By the way, my visit here was not my first. Way back in 2009, I went to this island with a Russian friend. After a few minutes ambling around the island, he was amazed by its beauty. He wanted to buy a portion of the island immediately then but to no avail.
Being a neophyte surfer, I enjoyed the waves with young fellow surfers who ripped through every swell. But then I almost met a tragic incident when I slid on the slippery rocks, almost dropping the expensive camera of my friend and mine too. But thanks to my quick decision not to drop with my hands first but to let my body fell on the ground first. Luckily, I didn’t get hurt and the cameras and accessories were spared from being soaked into the seawater.
The island has white sand and rock formations, surrounded with reef as its natural sea wall. Its waters teem with different fauna species, its lands covered with coconut trees and breadfruits as well. It was my first time to see many breadfruits sprouting like mushrooms on the center-most part of the island.
But during my visit last Saturday with fellow photojournalist Erwin Mascarinas, I saw that several of these life-giving trees were being cut down.

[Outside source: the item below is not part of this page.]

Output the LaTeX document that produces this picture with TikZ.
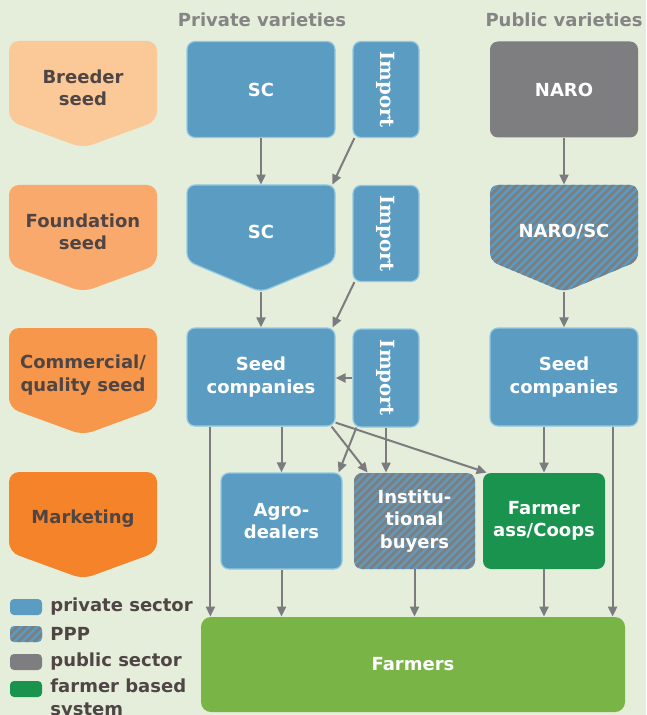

I hope in my next visit along with my friends, I would no longer see breadfruit trees, locally known as kolo, being cut down again. The visit was unforgettable in that my heart bled seeing this kind of tree being utilized for a purpose other than being a source of life itself.
Locals have turned to using breadfruit as “kasko” or boat hull.
I had the courage to appeal to some locals to refrain from cutting this fruit-bearing tree.
Breadfruits are precious to the island’s inhabitants who depend on fishing as a primary source of livelihood. When the seas are rough every last quarter of the year, the fishermen and their families turn to breadfruits for food.
What amazes me and makes me complete in this small island is that they have plenty of clean potable water, a scarcity in most small islands I had visited. No wonder this place hosts almost 100 families. Upon landing, I switched to the local drinking water as I knew that the distilled bottled water I brought along had no minerals.
Ayoke has no electricity but guess what, majority of the households has solar panels enough to light a whole night.
What I enjoyed much in our short tour was the daring climb on the rock formations at the back of the island. I experienced serendipity when I sat on top of the big driftwood on top of the big stone in Tinago. Thanks Erwin for taking remarkable photographs of me. I wanted to stay long in this island and start daydreaming of having a small hut but full of amenities, about the same as Erwin dreamed of.
I couldn’t thank enough the ever hospitable people there, especially Irene Bo for letting us stay in her kubo for guests. I love to sleep again on the attic and be with the Cantilangnons.
Arriving at the town center on the way home, I was asked by someone about our stay in the island and I immediately replied: “It was not just okay in Ayoke, but it’s more fun and happy in Ayoke!”